The system as a whole has led to a doubling of forest cover in the USA over 50 years. The fact is that biomass cuts carbon, supports forests, and delivers reliable energy at a lower cost. This report just makes vague statements without evidence and repeats claims that have been analysed many times and found wrong, which is disappointing.

Background on biomass energy

  1. Biomass is an important part of the UK energy mix. The UK government has some of the strictest biomass sustainability criteria (link here) in the world and require independent third-party verified accounting for life-cycle emission and forest practices. Emissions must be reduced by a minimum of 60% and the industry often achieves far greater than that (link here).
  2. It is possible to harvest trees and increase the amount of carbon contained in forests, as thinning allows for a smaller number of trees to become much larger rather than maintaining a larger number of smaller, crowded trees. Carbon contained in forests is a third higher in the US now since 1999.
  3. The US Department of Energy has published (July 2016) a detailed and comprehensive assessment of biomass energy availability, sustainability, and costs, based on evaluation of six demand scenarios. This provides a more complete analysis and detailed review than the Chatham House paper. See document here.
  4. The US and Canadian forestry sectors are in favour of the use of biomass for energy.

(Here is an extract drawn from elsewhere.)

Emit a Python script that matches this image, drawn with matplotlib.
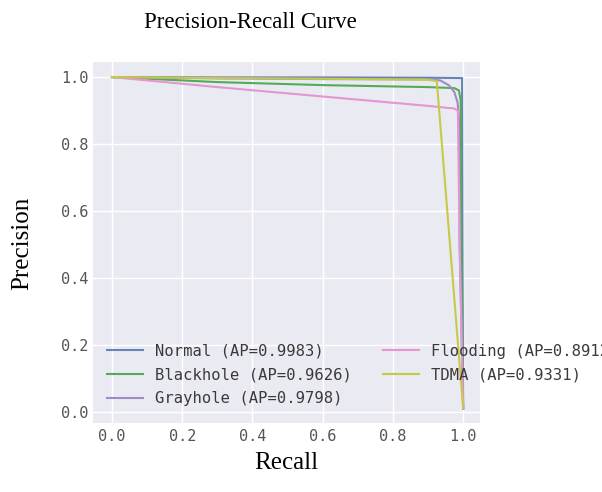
import matplotlib
matplotlib.use("Agg")
import matplotlib.pyplot as plt

# ---- data ----
labels = ["Normal (AP=0.9983)", "Blackhole (AP=0.9626)", "Grayhole (AP=0.9798)",
          "Flooding (AP=0.8912)", "TDMA (AP=0.9331)"]
colors = ["#6286b6", "#55aa55", "#a08ac6", "#e496d2", "#c6cb46"]

normal_recall = [0.0, 0.30, 0.60, 0.90, 0.997, 0.998, 1.0]
normal_prec   = [1.0, 0.999, 0.999, 0.998, 0.997, 0.50, 0.01]

black_recall = [0.0, 0.30, 0.60, 0.90, 0.975, 0.988, 0.993, 0.995, 1.0]
black_prec   = [1.0, 0.985, 0.976, 0.970, 0.967, 0.960, 0.93, 0.50, 0.01]

gray_recall = [0.0, 0.30, 0.60, 0.90, 0.935, 0.960, 0.975, 0.984, 0.988, 0.990, 1.0]
gray_prec   = [1.0, 0.996, 0.994, 0.993, 0.990, 0.975, 0.955, 0.925, 0.88, 0.50, 0.01]

flood_recall = [0.0, 0.30, 0.60, 0.90, 0.975, 0.985, 0.990, 1.0]
flood_prec   = [1.0, 0.970, 0.942, 0.914, 0.906, 0.90, 0.50, 0.01]

tdma_recall = [0.0, 0.30, 0.60, 0.90, 0.925, 1.0]
tdma_prec   = [1.0, 0.997, 0.995, 0.992, 0.988, 0.012]

series = [(normal_recall, normal_prec), (black_recall, black_prec),
          (gray_recall, gray_prec), (flood_recall, flood_prec),
          (tdma_recall, tdma_prec)]

ticks = [0.0, 0.2, 0.4, 0.6, 0.8, 1.0]
tick_labels = ["0.0", "0.2", "0.4", "0.6", "0.8", "1.0"]

# ---- figure ----
fig = plt.figure(figsize=(6.02, 4.92), dpi=100)
ax = fig.add_axes([93 / 602, 1 - 423 / 492, 387 / 602, 361 / 492])
ax.set_facecolor("#eaeaf2")
for s in ax.spines.values():
    s.set_visible(False)
ax.grid(True, color="white", linewidth=1.0)
ax.set_axisbelow(True)

for (r, p), c, lab in zip(series, colors, labels):
    ax.plot(r, p, color=c, linewidth=1.5, label=lab)

ax.set_xlim(-0.054, 1.048)
ax.set_ylim(-0.033, 1.045)
ax.set_xticks(ticks)
ax.set_xticklabels(tick_labels)
ax.set_yticks(ticks)
ax.set_yticklabels(tick_labels)
ax.tick_params(length=0, labelsize=11, labelcolor="#555555")
ax.tick_params(axis="x", pad=4)
ax.tick_params(axis="y", pad=3)
for t in ax.get_xticklabels() + ax.get_yticklabels():
    t.set_family("DejaVu Sans Mono")

# The reference's legend runs past the right edge of the picture (its Flooding
# label is cut off there), so the legend is kept at the same place and size.
leg = ax.legend(loc="lower left", bbox_to_anchor=(0.02, 0.03), ncol=2, frameon=False,
                prop={"family": "DejaVu Sans Mono", "size": 11.2},
                handlelength=2.3, handletextpad=0.8, columnspacing=2.0,
                labelspacing=0.56, borderaxespad=0.0)
for t in leg.get_texts():
    t.set_color("#3a3a3a")

serif = ["Liberation Serif", "DejaVu Serif"]
fig.text(250 / 602, 1 - 23 / 492, "Precision-Recall Curve", ha="center", va="center",
         family=serif, fontsize=16.5)
fig.text(286 / 602, 1 - 463 / 492, "Recall", ha="center", va="center",
         family=serif, fontsize=18)
fig.text(22 / 602, 1 - 243 / 492, "Precision", ha="center", va="center",
         rotation=90, family=serif, fontsize=18)

fig.savefig("out.png", dpi=100)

A note following the 34th Meeting of the Council of Forest Engineering, June 12-15, Quebec City contains the following statement regarding sustainability of wood-based bioenergy production:
    1. “Two sets of sustainability metrics indicate that, on both national and regional bases, the U.S. South grows more than enough wood biomass from traditional sources to supply both known wood bioenergy projects that are likely to succeed and the current forest industry.” The report makes the statement detailed below (page 7) which is key to the entire discussion:
    2. After the carbon debt is repaid, as regrowth continues biomass may begin to yield ‘carbon dividends’ in the form of atmospheric greenhouse gas levels lower than would have occurred if fossil fuels had been used to generate the same amount of energy.